Working with government officials and local leaders, Gaia helps develop and implement education strategies in national parks and protected areas throughout the country. They also publish materials distributed in local communities that encourage people to reconsider how they interact with nature and wildlife and lead towards conservation and protection.
At the heart of their educational programme is the development of an official curriculum on biodiversity for school and university students. Supporting this, Gaia runs regular field trips and nature camps for students, teachers, tourists and families, providing the opportunity to witness how conservation programmes are implemented in real life.
Operating in a non-profit capacity, the trips offer students a first-hand taste of how nature protection is implemented that would not normally be available to many of them, nor in ordinary school field outings. The trips are currently run from Ho Chi Minh City, with Can Gio, Dong Nai and Vung Tau as the three locations students can visit, and are designed to inspire personal action in nature conservation from the students.

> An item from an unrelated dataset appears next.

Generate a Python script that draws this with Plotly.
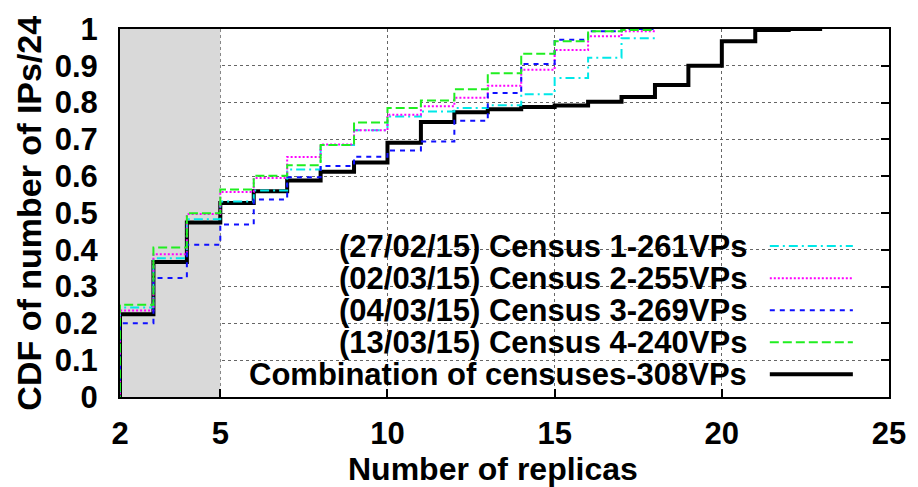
import plotly.graph_objects as go

# Number of replicas (x) for each census run, and for the combined census
replicas_census = list(range(1, 19))
replicas_combined = list(range(1, 24))

# CDF of number of IPs/24 (step values, one per replica count)
census1 = [0, 0.243, 0.377, 0.483, 0.531, 0.561, 0.618, 0.685, 0.725, 0.762,
           0.776, 0.785, 0.793, 0.823, 0.867, 0.922, 0.975, 0.975]
census2 = [0, 0.235, 0.388, 0.497, 0.557, 0.595, 0.652, 0.686, 0.725, 0.767,
           0.790, 0.813, 0.846, 0.889, 0.943, 0.980, 0.994, 0.994]
census3 = [0, 0.2005, 0.3235, 0.414, 0.469, 0.537, 0.597, 0.628, 0.653, 0.670,
           0.694, 0.751, 0.826, 0.905, 0.971, 0.994, 1.0, 1.0]
census4 = [0, 0.251, 0.406, 0.499, 0.564, 0.601, 0.630, 0.685, 0.746, 0.785,
           0.806, 0.836, 0.880, 0.933, 0.967, 0.994, 0.997, 0.997]
combined = [0, 0.2246, 0.367, 0.474, 0.527, 0.559, 0.588, 0.612, 0.637, 0.691,
            0.747, 0.774, 0.782, 0.788, 0.792, 0.802, 0.815, 0.848, 0.900, 0.967,
            0.997, 1.0, 1.0]

series_names = [
    "(27/02/15) Census 1-261VPs",
    "(02/03/15) Census 2-255VPs",
    "(04/03/15) Census 3-269VPs",
    "(13/03/15) Census 4-240VPs",
    "Combination of censuses-308VPs",
]

x_ticks = [2, 5, 10, 15, 20, 25]
y_ticks = [0, 0.1, 0.2, 0.3, 0.4, 0.5, 0.6, 0.7, 0.8, 0.9, 1]
y_ticktext = ["0", "0.1", "0.2", "0.3", "0.4", "0.5", "0.6", "0.7", "0.8", "0.9", "1"]

FONT = "Liberation Sans, Arial, sans-serif"
FS = 31

styles = [
    dict(color="#00e8e8", width=2, dash="9px,4px,2px,4px"),
    dict(color="#ff00ff", width=2, dash="2px,2px"),
    dict(color="#1010ff", width=2, dash="5px,5px"),
    dict(color="#20ee20", width=2, dash="9px,4px"),
    dict(color="#000000", width=4, dash="solid"),
]

fig = go.Figure()

# combined curve first, individual censuses on top
fig.add_trace(go.Scatter(x=replicas_combined, y=combined, mode="lines",
                         line_shape="hv", line=styles[4], name=series_names[4]))
for vals, name, st in zip([census1, census2, census3, census4], series_names[:4], styles[:4]):
    fig.add_trace(go.Scatter(x=replicas_census, y=vals, mode="lines",
                             line_shape="hv", line=st, name=name))

# invisible trace so the right-hand tick axis is rendered
fig.add_trace(go.Scatter(x=[2], y=[0], yaxis="y2", mode="markers",
                         marker=dict(opacity=0), showlegend=False, hoverinfo="skip"))

shapes = [
    # shaded region for fewer than 5 replicas
    dict(type="rect", xref="x", yref="y", x0=2, x1=5, y0=0, y1=1,
         fillcolor="#d9d9d9", line=dict(width=0), layer="between"),
    # key background
    dict(type="rect", xref="paper", yref="paper", x0=0.144, x1=0.971, y0=0.01, y1=0.456,
         fillcolor="white", line=dict(width=0), layer="between"),
]

annotations = []
row_top, row_step = 0.41, 0.087
for i, (name, st) in enumerate(zip(series_names, styles)):
    yy = row_top - i * row_step
    annotations.append(dict(xref="paper", yref="paper", x=0.818, y=yy, text=name,
                            showarrow=False, xanchor="right", yanchor="middle",
                            font=dict(family=FONT, size=FS, color="black", weight="bold")))
    shapes.append(dict(type="line", xref="paper", yref="paper", x0=0.845, x1=0.953,
                       y0=yy, y1=yy, line=st, layer="above"))

annotations.append(dict(xref="paper", yref="paper", x=0.485, y=-0.196,
                        text="Number of replicas", showarrow=False,
                        xanchor="center", yanchor="middle",
                        font=dict(family=FONT, size=32, color="black", weight="bold")))
annotations.append(dict(xref="paper", yref="paper", x=-0.118, y=0.499,
                        text="CDF of number of IPs/24", showarrow=False, textangle=-90,
                        xanchor="center", yanchor="middle",
                        font=dict(family=FONT, size=34, color="black", weight="bold")))

fig.update_layout(
    width=918, height=487,
    margin=dict(l=120, r=21, t=23, b=90),
    paper_bgcolor="white", plot_bgcolor="white",
    showlegend=False,
    shapes=shapes, annotations=annotations,
    xaxis=dict(range=[2, 25], tickvals=x_ticks, ticktext=[str(v) for v in x_ticks],
               showgrid=True, gridcolor="#666666", griddash="dot", gridwidth=1,
               zeroline=False, showline=True, linecolor="black", linewidth=2, mirror=True,
               ticks="inside", ticklen=8, tickwidth=1.5, tickcolor="black",
               ticklabelstandoff=8,
               tickfont=dict(family=FONT, size=FS, color="black", weight="bold")),
    yaxis=dict(range=[0, 1], tickvals=y_ticks, ticktext=y_ticktext,
               showgrid=True, gridcolor="#666666", griddash="dot", gridwidth=1,
               zeroline=False, showline=True, linecolor="black", linewidth=2, mirror=True,
               ticks="", ticklabelstandoff=14,
               tickfont=dict(family=FONT, size=FS, color="black", weight="bold")),
    yaxis2=dict(range=[0, 1], overlaying="y", side="right", tickvals=y_ticks,
                showticklabels=False, showgrid=False, zeroline=False,
                ticks="inside", ticklen=8, tickwidth=1.5, tickcolor="black"),
)

fig.write_html("out.html")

In addition to the educational programmes Gaia designs and implements, much of their work is with environmental conservationists working to secure and protect the country’s natural resource. Gaia’s capacity building programme is designed to maximise the effectiveness of their conservation work, providing essential hands-on training for existing and future conservationists.
As well as conducting ongoing research to monitor the environment in which conservationists operate, Gaia applies advanced technologies in biodiversity research, such as camera traps, GPS and Map Info, to provide up-to-date data for natural resource management. Using the data compiled from their research, they are able to produce content for their education programmes as well as advise on policy and direct action.
Monitoring different species in their natural environment enables Gaia to assist with the design and implementation of conservation initiatives to protect species in their natural habitats. The data is also used to develop their communication strategies, in particular the use of photos which guides the effective use of natural colour in their news and reports, as well as co-ordinating their media and social network communications.
Working With the Community
Critical to the ongoing success of Gaia’s work is building close relationships with the communities they work in, helping locals to understand the importance of their work and encouraging the supported implementation of their community-based natural resource management strategies.
Using Participatory Rural Appraisal (PRA) tools such as seasonal calendars, village transect maps, observation-based community improvement methods, semi-structured surveys on knowledge and natural resource decision use, Gaia have developed a programme that empowers local people to be part of their conservation process.
Recognising that a ‘one-size-fits-all’ approach is not implementable in the communities they work with, the solutions they offer combine the changing of behavioural attitudes while working to improve the livelihoods of local communities and remove barriers, political and economic, that might prevent them from achieving their end goals.